I tried multiple things on your latest model, and I could not get rid of that error. I wish when Fusion generated error messages, it would give you a better explanation. I even tried offsetting the surfaces .0001 and have it compute surfacing on that and it still failed.

 

Also, in your original post, you mentioned high surface finish was important, for your finishing operation, I would recommend that you only climb cut, so choose one way, not both. This is especially important since you are using high speed end mills. I see that you chose 40 for your feed rate, I don't think that will work very well, I would expect you to break a lot of end mills at that feed rate. Since you mentioned using a Tormach, which I am not familiar with, and having shown using a 5000 rpm spindle speed, I would expect a HSS end mill to work better at 4.75, this is based using FS Wizard with the material being aluminum. One of the premier small tool manufacturers, Harvey Tool, they list their .020 ball end mill with a .500 reach for finishing using a .00025 per tooth chip load, you have yours set at .004.

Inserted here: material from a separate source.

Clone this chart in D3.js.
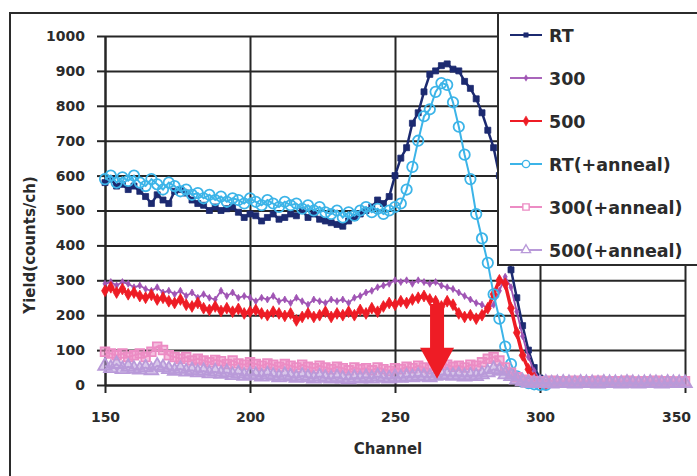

leocastellon_0-1687373701053.png

 

LeoC

 

Message 11 of 12
leo.castellon
in reply to: joearledge

3D contour works, see attached.

 

LeoC

Message 12 of 12
joearledge
in reply to: joearledge

Sounds good, I appreciate the help. While time is not my biggest concern currently, it's predicting over 20 hours of machining time. Is that normal for a part like this with a max RPM of 10,000? Just curious, I haven't developed an intuitive sense for a lot of this stuff yet.